* [Exercise]: Take the lines from the top down to and including the one with "import * as" and repeat them exactly. Omit images.

* [Supplied data]:

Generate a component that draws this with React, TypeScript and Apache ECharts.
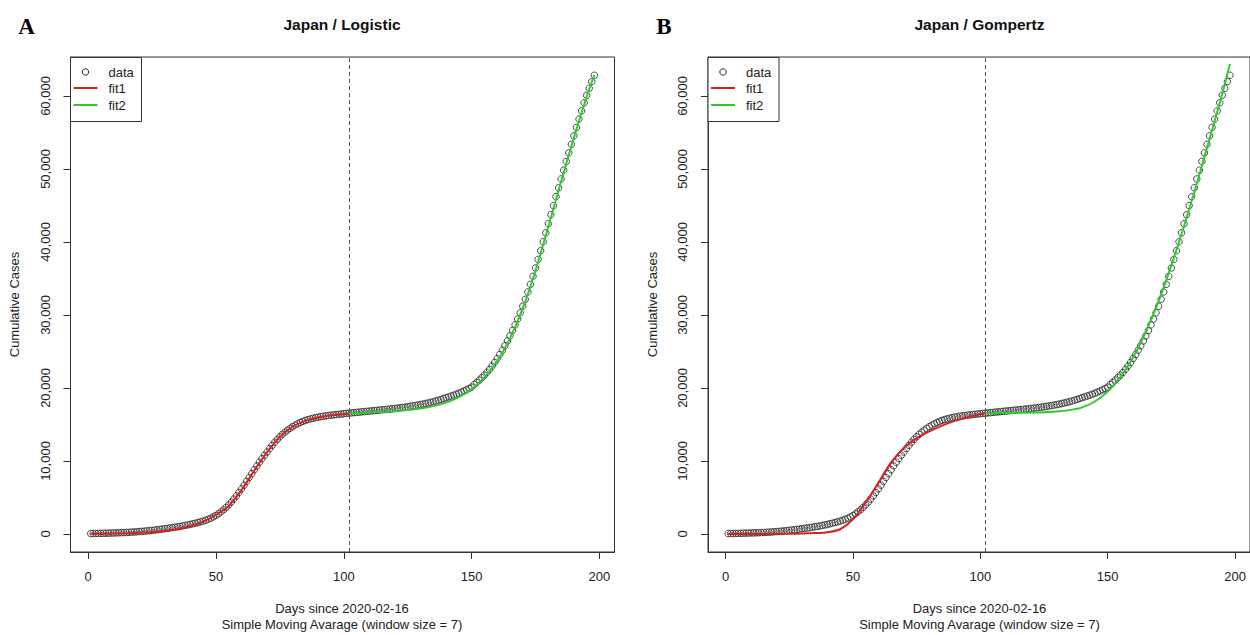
import { useEffect, useRef } from "react";
import * as echarts from "echarts";

// Cumulative cases (7-day simple moving average), day 1 .. 198 since 2020-02-16
const cases = [
  60, 65, 70, 78, 85, 95, 105, 115, 128, 140,
  152, 165, 180, 195, 212, 230, 252, 275, 300, 330,
  360, 392, 425, 460, 498, 538, 580, 625, 672, 720,
  770, 822, 875, 930, 988, 1048, 1110, 1175, 1245, 1320,
  1400, 1480, 1570, 1665, 1770, 1890, 2020, 2170, 2340, 2540,
  2770, 3030, 3320, 3640, 3990, 4370, 4780, 5220, 5690, 6180,
  6690, 7210, 7740, 8270, 8800, 9320, 9830, 10320, 10790, 11230,
  11700, 12150, 12570, 12960, 13320, 13650, 13950, 14230, 14480, 14710,
  14920, 15110, 15280, 15430, 15560, 15670, 15770, 15860, 15940, 16010,
  16070, 16130, 16180, 16230, 16280, 16320, 16360, 16400, 16440, 16480,
  16520, 16555, 16590, 16625, 16660, 16695, 16730, 16765, 16800, 16835,
  16870, 16905, 16940, 16975, 17010, 17045, 17080, 17120, 17160, 17200,
  17240, 17285, 17330, 17380, 17430, 17485, 17540, 17600, 17660, 17725,
  17795, 17870, 17950, 18035, 18125, 18220, 18320, 18430, 18550, 18680,
  18780, 18900, 19020, 19150, 19290, 19440, 19600, 19760, 19930, 20110,
  20480, 20770, 21080, 21410, 21760, 22140, 22560, 23010, 23500, 24030,
  24590, 25180, 25800, 26450, 27140, 27870, 28640, 29450, 30300, 31200,
  32150, 33150, 34200, 35300, 36440, 37610, 38810, 40030, 41260, 42500,
  43740, 44980, 46210, 47430, 48640, 49840, 51030, 52210, 53380, 54540,
  55690, 56830, 57960, 59070, 60100, 61060, 61970, 62840,
];
const days = cases.map((_, i) => i + 1);

const fitDaysEarly = [1, 5, 10, 15, 20, 25, 30, 35, 40, 45, 50, 55, 60, 65, 70, 75, 80, 85, 90, 95, 100, 102];
const fitDaysLate = [102, 105, 110, 115, 120, 125, 130, 135, 140, 145, 150, 155, 160, 165, 170, 175, 180, 185, 190, 195, 198];

const logisticFit1 = [20, 35, 60, 100, 165, 270, 440, 700, 1100, 1700, 2600, 3850, 6000, 8700, 11200, 13300, 14700, 15500, 15950, 16250, 16420, 16480];
const logisticFit2 = [16480, 16540, 16630, 16720, 16830, 16980, 17200, 17520, 18000, 18750, 19850, 21450, 23700, 26800, 30900, 36100, 42100, 48300, 54300, 59900, 62900];
const gompertzFit1 = [0, 0, 0, 5, 15, 30, 60, 120, 250, 650, 2000, 4300, 7000, 9800, 11800, 13100, 14050, 14850, 15500, 16000, 16400, 16550];
const gompertzFit2 = [16550, 16560, 16580, 16600, 16630, 16680, 16780, 16970, 17350, 18150, 19500, 21500, 24200, 27700, 31900, 36800, 42200, 48000, 54100, 60300, 64400];

const xTicks = [0, 50, 100, 150, 200];
const yTicks = [0, 10000, 20000, 30000, 40000, 50000, 60000];
const splitDay = 102;

const FONT = "'Liberation Sans', Arial, Helvetica, sans-serif";
const RED = "#d91f1f";
const GREEN = "#2fc92f";
const INK = "#222";

export default function App() {
  const ref = useRef<HTMLDivElement>(null);

  useEffect(() => {
    document.body.style.margin = "0";
    if (!ref.current) return;
    const chart = echarts.init(ref.current, undefined, { renderer: "svg" });

    const panels = [
      { letter: "A", title: "Japan / Logistic", fit1: logisticFit1, fit2: logisticFit2, left: 70.5 },
      { letter: "B", title: "Japan / Gompertz", fit1: gompertzFit1, fit2: gompertzFit2, left: 708 },
    ];
    const gridTop = 57;
    const gridW = 544;
    const gridH = 495;

    const grid: any[] = [];
    const xAxis: any[] = [];
    const yAxis: any[] = [];
    const series: any[] = [];
    const graphic: any[] = [];

    panels.forEach((p, i) => {
      grid.push({
        left: p.left, top: gridTop, width: gridW, height: gridH,
        show: true, borderColor: "#333", borderWidth: 1, backgroundColor: "transparent",
      });
      xAxis.push({
        type: "value", gridIndex: i, min: -6.88, max: 205.88,
        splitLine: { show: false },
        axisLine: { show: true, onZero: false, lineStyle: { color: "#333", width: 1 } },
        axisTick: { show: true, customValues: xTicks, length: 7, lineStyle: { color: "#333" } },
        axisLabel: { customValues: xTicks, margin: 18, fontSize: 13, color: INK, fontFamily: FONT },
      });
      yAxis.push({
        type: "value", gridIndex: i, min: -2466, max: 65342,
        splitLine: { show: false },
        axisLine: { show: true, onZero: false, lineStyle: { color: "#333", width: 1 } },
        axisTick: { show: true, customValues: yTicks, length: 7, lineStyle: { color: "#333" } },
        axisLabel: {
          customValues: yTicks, rotate: 90, margin: 19, fontSize: 13, color: INK, fontFamily: FONT,
          formatter: (v: number) => v.toLocaleString("en-US"),
        },
      });
      series.push({
        name: "data", type: "scatter", xAxisIndex: i, yAxisIndex: i,
        data: days.map((d, k) => [d, cases[k]]),
        symbol: "circle", symbolSize: 6.5,
        itemStyle: { color: "rgba(0,0,0,0)", borderColor: INK, borderWidth: 1 },
        z: 2,
        markLine: {
          silent: true, symbol: ["none", "none"], label: { show: false },
          lineStyle: { color: "#555", width: 1, type: [4, 3] },
          data: [{ xAxis: splitDay }],
        },
      });
      series.push({
        name: "fit1", type: "line", xAxisIndex: i, yAxisIndex: i,
        data: fitDaysEarly.map((d, k) => [d, p.fit1[k]]),
        showSymbol: false, symbol: "none", smooth: 0.3,
        lineStyle: { color: RED, width: 2 }, itemStyle: { color: RED }, z: 3,
      });
      series.push({
        name: "fit2", type: "line", xAxisIndex: i, yAxisIndex: i,
        data: fitDaysLate.map((d, k) => [d, p.fit2[k]]),
        showSymbol: false, symbol: "none", smooth: 0.3,
        lineStyle: { color: GREEN, width: 2 }, itemStyle: { color: GREEN }, z: 3,
      });

      const cx = p.left + gridW / 2 - 0.5;
      const lx = p.left;
      graphic.push(
        { type: "text", x: p.left - 44, y: 26, style: { text: p.letter, fontSize: 23, fontWeight: "bold", fontFamily: "'Liberation Serif', 'Times New Roman', serif", fill: "#000", align: "center", verticalAlign: "middle" } },
        { type: "text", x: cx, y: 24, style: { text: p.title, fontSize: 15.5, fontWeight: "bold", fontFamily: FONT, fill: "#111", align: "center", verticalAlign: "middle" } },
        { type: "text", x: cx, y: 608, style: { text: "Days since 2020-02-16", fontSize: 13, fontFamily: FONT, fill: INK, align: "center", verticalAlign: "middle" } },
        { type: "text", x: cx, y: 624, style: { text: "Simple Moving Avarage (window size = 7)", fontSize: 13, fontFamily: FONT, fill: INK, align: "center", verticalAlign: "middle" } },
        { type: "text", x: p.left - 56, y: gridTop + gridH / 2, rotation: Math.PI / 2, style: { text: "Cumulative Cases", fontSize: 13, fontFamily: FONT, fill: INK, align: "center", verticalAlign: "middle" } },
        // legend box
        { type: "rect", shape: { x: lx, y: gridTop + 0.5, width: 71, height: 64 }, style: { fill: "#fff", stroke: "#333", lineWidth: 1 }, z: 10 },
        { type: "circle", shape: { cx: lx + 15, cy: gridTop + 15, r: 3.2 }, style: { fill: "none", stroke: INK, lineWidth: 1 }, z: 11 },
        { type: "text", x: lx + 38, y: gridTop + 15, style: { text: "data", fontSize: 13, fontFamily: FONT, fill: INK, verticalAlign: "middle" }, z: 11 },
        { type: "line", shape: { x1: lx + 3, y1: gridTop + 31, x2: lx + 27, y2: gridTop + 31 }, style: { stroke: RED, lineWidth: 2 }, z: 11 },
        { type: "text", x: lx + 38, y: gridTop + 31, style: { text: "fit1", fontSize: 13, fontFamily: FONT, fill: INK, verticalAlign: "middle" }, z: 11 },
        { type: "line", shape: { x1: lx + 3, y1: gridTop + 48, x2: lx + 27, y2: gridTop + 48 }, style: { stroke: GREEN, lineWidth: 2 }, z: 11 },
        { type: "text", x: lx + 38, y: gridTop + 48, style: { text: "fit2", fontSize: 13, fontFamily: FONT, fill: INK, verticalAlign: "middle" }, z: 11 },
      );
    });

    chart.setOption({
      animation: false,
      backgroundColor: "#fff",
      grid, xAxis, yAxis, series, graphic,
    });

    return () => chart.dispose();
  }, []);

  return <div ref={ref} style={{ width: 1250, height: 635 }} />;
}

* [Exercise result]:
Generate a component that draws this with React, TypeScript and Apache ECharts.
import { useEffect, useRef } from "react";
import * as echarts from "echarts";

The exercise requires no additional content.